1. A tool connecting rod with convertible connectors, the connecting rod comprising: an outer cylinder, in the first end of which a first polygonal slot and a second polygonal slot of aperture difference are formed; in the second end of which a guide slot is formed; the interior of the guide slot is connected with the second polygonal slot, while a first limit flange is defined between the interior of the guide slot and the second polygonal slot;an inner slide, which can slide directionally and also be assembled into the guide slot of the outer cylinder, wherein a retainer is used to confine the maximum extension range of inner slide, wherein, at the center of the inner slide, a stepped hollow space is used to form a chamber, a reducing port and a second limit flange arranged between the chamber and reducing port;a drive rod, containing a driving end and a mating end said mating end being fixed on one end of the inner slide with a chamber and having a driving end protruded to a set length;an angular inner rod, containing a limiting seat and a protruding end, said limiting seat sliding in the chamber of the inner slide, whilst the protruding end protrudes towards the guide slot of the outer cylinder after passing through the reducing port of the inner slide, the protruding end under a preset maximum protruding state being protruded out of the first polygonal slot of the outer cylinder, the protruding end under a preset maximum retraction state being retracted into the guide slot of the outer cylinder;an elastic supporting member, being assembled into the chamber of the inner slide to support flexibly the angular inner rod towards the guide slot of the outer cylinder;a first locating member, being placed onto the preset location of the chamber of the inner slide, and used to position the protruding end of the angular inner rod under preset maximum protruding state; anda second locating member, arranged between the guide slot of the outer cylinder and the angular inner rod, enabling the preset maximum retraction state of the angular inner rod to be locked securely.

2. The tool connecting rod defined in claim 1, wherein the cross sections of the first and second polygonal slots are a hexagonal pattern.

3. The tool connecting rod defined in claim 1, wherein the cross sections of the inner slide and guide slot of the outer cylinder form a polygonal pattern, such that the inner slide can slide directionally.

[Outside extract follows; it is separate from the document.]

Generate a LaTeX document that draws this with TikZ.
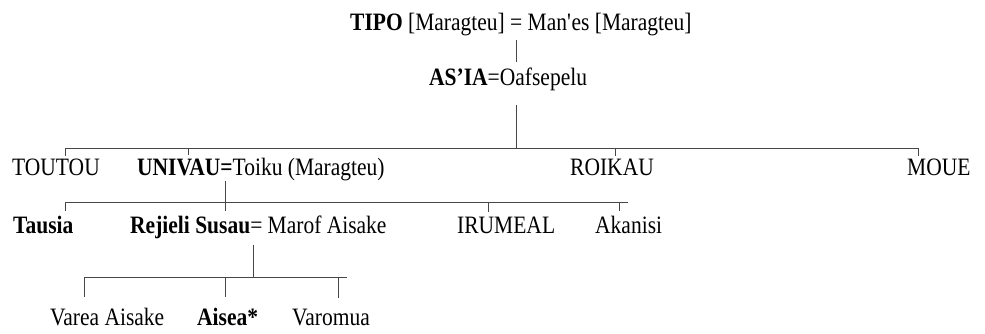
\documentclass[tikz,border=0pt]{standalone}
\usepackage{fontspec}
\setmainfont{Liberation Serif}[FakeStretch=0.86]
\usetikzlibrary{calc}
\begin{document}
\begin{tikzpicture}[x=1pt,y=-1pt,
  lbl/.style={inner xsep=0pt, inner ysep=2pt, anchor=base west, font=\fontsize{25}{30}\selectfont},
  link/.style={draw=black!72, line width=1pt}]
\useasboundingbox (0,0) rectangle (985,333);
% generation 1 and 2
\node[lbl] (tipo) at (350,30) {\textbf{TIPO} [Maragteu] = Man\textquotesingle es [Maragteu]};
\node[lbl] (asia) at (429,85) {\textbf{AS’IA}=Oafsepelu};
% generation 3
\node[lbl] (toutou) at (12,175) {TOUTOU};
\node[lbl] (univau) at (137,175) {\textbf{UNIVAU=}Toiku (Maragteu)};
\node[lbl] (roikau) at (570,175) {ROIKAU};
\node[lbl] (moue) at (907,175) {MOUE};
% generation 4
\node[lbl] (tausia) at (13,233) {\textbf{Tausia}};
\node[lbl] (rejieli) at (130,233) {\textbf{Rejieli Susau}= Marof Aisake};
\node[lbl] (irumeal) at (457,233) {IRUMEAL};
\node[lbl] (akanisi) at (595,233) {Akanisi};
% generation 5
\node[lbl] (varea) at (50,325) {Varea Aisake};
\node[lbl] (aisea) at (197,325) {\textbf{Aisea*}};
\node[lbl] (varomua) at (292,325) {Varomua};
% bar coordinates
\coordinate (b1L) at (65,148);
\coordinate (b1J) at (516,148);
\coordinate (b1U) at (188,148);
\coordinate (b1K) at (615,148);
\coordinate (b1R) at (918,148);
\coordinate (b2L) at (65,202);
\coordinate (b2J) at (225,202);
\coordinate (b2I) at (488,202);
\coordinate (b2A) at (619,202);
\coordinate (b2R) at (628,202);
\coordinate (b3L) at (84,277);
\coordinate (b3J) at (253,277);
\coordinate (b3A) at (225,277);
\coordinate (b3V) at (338,277);
\coordinate (b3R) at (347,277);
% connectors
\draw[link] ($(tipo.south -| b1J)+(0,2)$) -- ($(asia.north -| b1J)+(0,-3)$);
\draw[link] ($(asia.south -| b1J)+(0,12)$) -- (b1J);
\draw[link] (b1L) -- (b1R);
\draw[link] (b1L) -- (toutou.north -| b1L);
\draw[link] (b1U) -- (univau.north -| b1U);
\draw[link] (b1K) -- (roikau.north -| b1K);
\draw[link] (b1R) -- (moue.north -| b1R);
\draw[link] ($(univau.south -| b2J)+(0,-2)$) -- (b2J);
\draw[link] (b2L) -- (b2R);
\draw[link] (b2L) -- ($(tausia.north -| b2L)+(0,-2)$);
\draw[link] (b2J) -- ($(rejieli.north -| b2J)+(0,-2)$);
\draw[link] (b2I) -- ($(irumeal.north -| b2I)+(0,-2)$);
\draw[link] (b2A) -- ($(akanisi.north -| b2A)+(0,-2)$);
\draw[link] ($(rejieli.south -| b3J)+(0,4)$) -- (b3J);
\draw[link] (b3L) -- (b3R);
\draw[link] (b3L) -- ($(varea.north -| b3L)+(0,-8)$);
\draw[link] (b3A) -- ($(aisea.north -| b3A)+(0,-8)$);
\draw[link] (b3V) -- ($(varomua.north -| b3V)+(0,-8)$);
\end{tikzpicture}
\end{document}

4. The tool connecting rod defined in claim 1, wherein the retainer is comprised of a longer groove at one side of the inner slide, and a flanged pin correspondingly to the guide slot of the outer cylinder.

5. The tool connecting rod defined in claim 1, wherein the mating end of the drive rod is tightly inserted into the chamber of the inner slide for secure positioning.

6. The tool connecting rod defined in claim 1, wherein the elastic supporting member is comprised of a helical spring.

7. The tool connecting rod defined in claim 1, wherein the first locating member is comprised of a through-hole arranged on the side wall of the chamber of the inner slide, and a bead in the through-hole, wherein, when the protruding end of the angular inner rod is under a preset maximum protruding state, and the inner slide is retracted into the guide slot of the outer cylinder, the interior of the bead is solidly protruded from the chamber of the inner slide and abutted onto the limiting seat of the angular inner rod, wherein a tank is laterally set on the guide slot of the outer cylinder, and wherein, when the inner slide is pulled externally, the bead aligning with the tank can be retracted for a release state, such that the angular inner rod can slide inwards.

8. The tool connecting rod defined in claim 1, wherein the second locating member contains an elastic bead protruded laterally on the angular inner rod, and a bumping post arranged correspondingly to the guide slot of the outer cylinder, said angular inner rod is under a preset maximum retraction state, the elastic bead is used for abutting securely onto the bumping post.